The scuba diving in the Lau group was exceptional. Being so far off the beaten track, the reefs are unspoiled and the fish plentiful and curious about the bubbling newcomers in their midst. We enjoyed two awesome dives on a sunken pinnacle called Trigger Rock.  The sheer north face of the pinnacle wall plunges some 600 meters into the blue depths, making it a prime spot for the big pelagics to come cruising through.  Mike and I began the dive by pulling ourselves down hand over hand along Avatar’s anchor chain to cope with the significant current.  Once we reached the wall we were able to tuck down behind it and have a more leisurely view of the reef.  We found ourselves swimming with fifteen or twenty tuna, rainbow runners, trevally and schools of barracuda, as well as the plentiful reef fish. When we concluded the dive, as soon as we pulled up anchor we dropped our fishing lines off the stern and circled the pinnacle a couple of times; it only took two minutes before a pair of dogtooth tuna hit our two lines simultaneously and it was sashimi for lunch!

Another reef dive in the Lau presented us with a wall of barracuda and a big grey shark cruising through their midst, no doubt occasionally snapping up one or two as a snack.  There was a multitude of white tip reef sharks here as well, so curious about us that I had to backpedal to try to fit them in the viewfinder.  Mike, who is exceedingly wary of all sharks, asked me later why I didn’t just bonk the pushiest white tip on the nose with my camera housing but in fact it was only curious – and white tip reef sharks aren’t a threat.  Grey sharks, however, are the real deal and we treat them with respect.

Back in the Bay of Islands lagoons there was one big bommie in shallow water between two islands, not far from our anchorage.  A bommie is a sunken pinnacle rising up from the bottom, a cluster of rock, coral and sealife, and an omnipresent navigational hazard in Fiji.  This particular one was abolutely blooming with soft as well as hard corals and an abundance of creatures.  I took my camera and scuba gear and spent several hours poking into all its nooks and crannies until I was just about on a first name basis with the inhabitants, including a huge old lobster trying desperately to disappear out of sight under a ledge – but his 3 foot feelers poking out were a dead giveaway.
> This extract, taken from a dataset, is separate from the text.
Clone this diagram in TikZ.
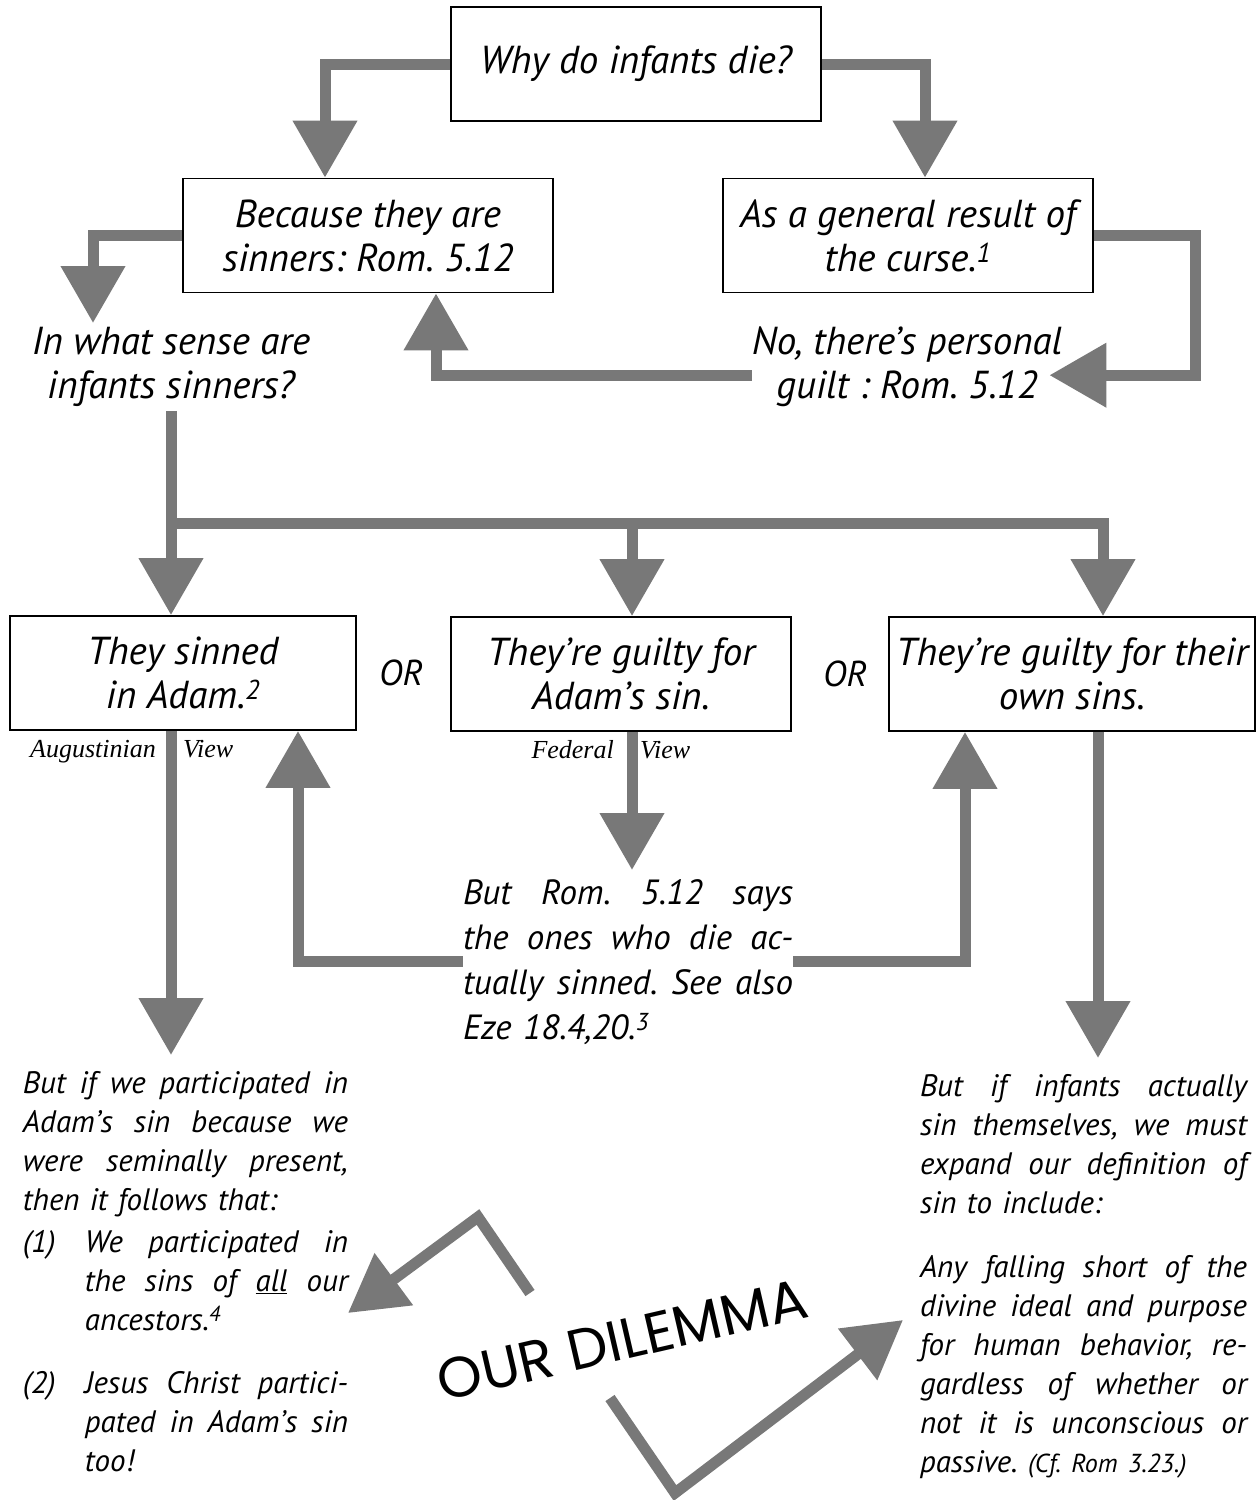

Fishing here has been awesome – normally we don’t scout out the fishing in advance like we did at Trigger Rock, but truly our biggest problem has been losing our lures and hooks to fish too big for our tackle.  So far in the last month we have lost 4 lures, and one big fish even snapped the elastic bungee that Rod rigs up as a shock absorber for the lines. Our last fishing run netted us another even bigger dogtooth tuna, a rainbow runner, and a smaller tuna.  With the fridge full of fish, we have had to put the fishing gear away or we won’t be able to eat it all by the end of our trip.

 

 

5 thoughts on “Watersports

  1. It is so neat to read your blogs, Carol. What a great time you two are having! Awesome photo, too, though I seem to side with Mike regarding the sharks! Yikes! 😉

  2. What wonderful underwater images. Sounds like you guys are having an amazing time. Love the stories too!